The first reporting period was mainly dedicated to build and systematize the existing knowledge on artificial lighting effects on health and wellbeing. First, a common operational language was defined to support the PBs in exchanging knowledge across different disciplines. Moreover, existing knowledge on lighting effects on health and practices on indoor and outdoor lighting has been collected. At present, 117 practices and references have been identified and a selection of them will be mapped and classified in the ENLIGHTENme Atlas. Then, data on socio-economic, urban and lighting characteristics, health conditions were collected and systematized for the 3 pilot cities, resulting in 46 indicators, describing and mapping the vulnerability of the cities, represented through urban lighting and health maps. The general vulnerability index allowed to select a short list of more vulnerable districts in each city, whose characteristics where then deepened through the qualitative and population-based studies. Consequently, a vulnerable district was selected in each city according to local situations and opportunities such as lighting system condition, willingness form the local community to participate, percentage of elderly people living in the district.

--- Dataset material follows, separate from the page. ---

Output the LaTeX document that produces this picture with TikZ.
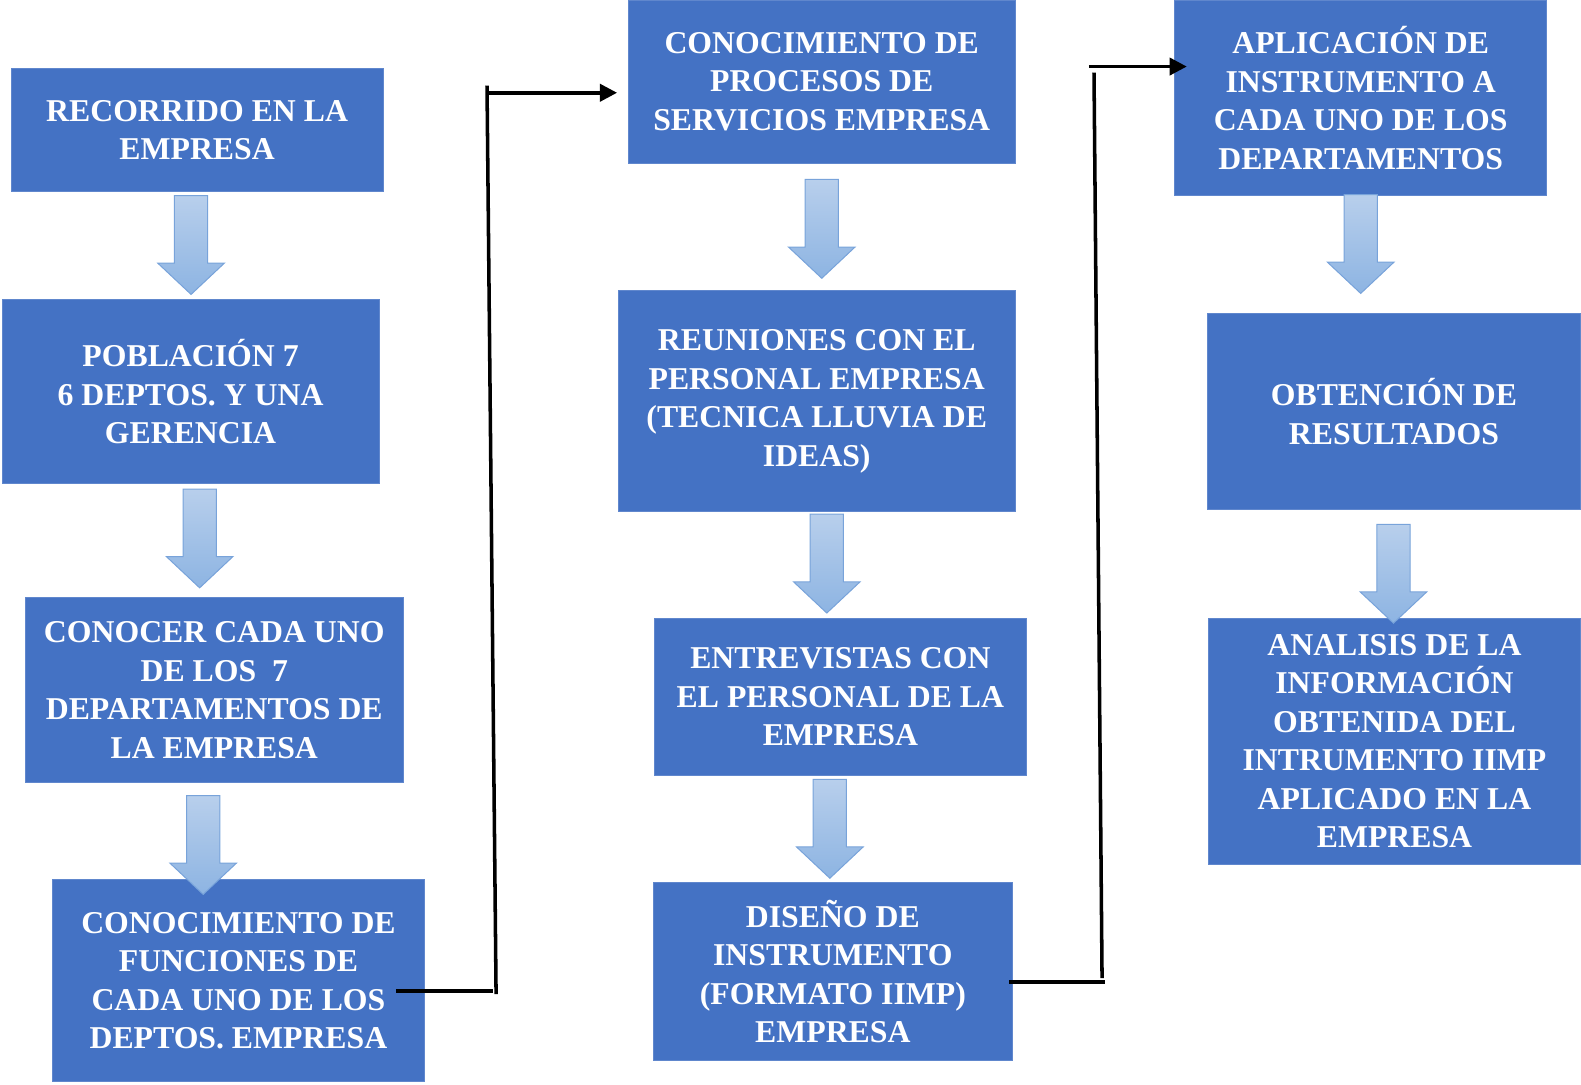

We started the implementation phase in the 3 ENLIGHTENme cities, and in particular here, the Urban Lighting Labs have been established by involving key local stakeholders and community members, with special regard to elderly people and care givers. Workshops have been held, where to raise awareness on the correlation among lighting and health and wellbeing and to co-design outdoor lighting solutions more respectful of people wellbeing. At the same time, a recruitment roadmap started to be developed, with the aim of recruiting in the same selected district 500 older adults that will be engaged in a population-based study to research the effects of good indoor and outdoor lighting exposition on health and wellbeing.
In brief, the first period has been mainly dedicated to the “preparatory” work for building the conditions for developing the foreseen research activities, paying attention to ethics principles set at European and national levels. To this aim, the involved medical centers have detailed the protocol for conducting the population-based study and have submitted it to the approval of the respective Ethics committees.
Although lighting is geographically ubiquitous and central to the way urban spaces (domestic and public) are used and experienced, it is generally treated as a technical specialism separated from wider planning or allocated to a narrow role. Urban policies and regulations about artificial lighting usually focus on the economic and environmental (in terms of reduced CO2 emissions) aspects of the interventions. ENLIGHTENme novelty lies in the capability to integrate health and wellbeing in urban lighting policies and in the decision-making process, based on evidence from the impact of electric lighting on older adults’ health, wellbeing and social life and thus allowing to develop innovative smart healthy lighting systems able to increase urban quality.
Through the systematization of existing knowledge and good practices at global level, integrated by the evidences gathered through the pilot interventions in the three ENLIGHTENme cities and the capability to represent the correlation between characteristics of urban areas, light exposure, socio-economic characteristics, urban patterns and health and wellbeing distribution at local scale, ENLIGHTENme wants to build more robust evidence about the effects of urban lighting on health, improved elderly population physical and/or mental health in urban areas, thus reducing health inequalities. The establishment of the Urban lighting labs in the three cities fosters the involvement of local stakeholders and citizens in a participatory process together with lighting design experts, urban planners, sociologists and experts on health and mental wellbeing, addressing social practices and inequalities and lighting design in the same process.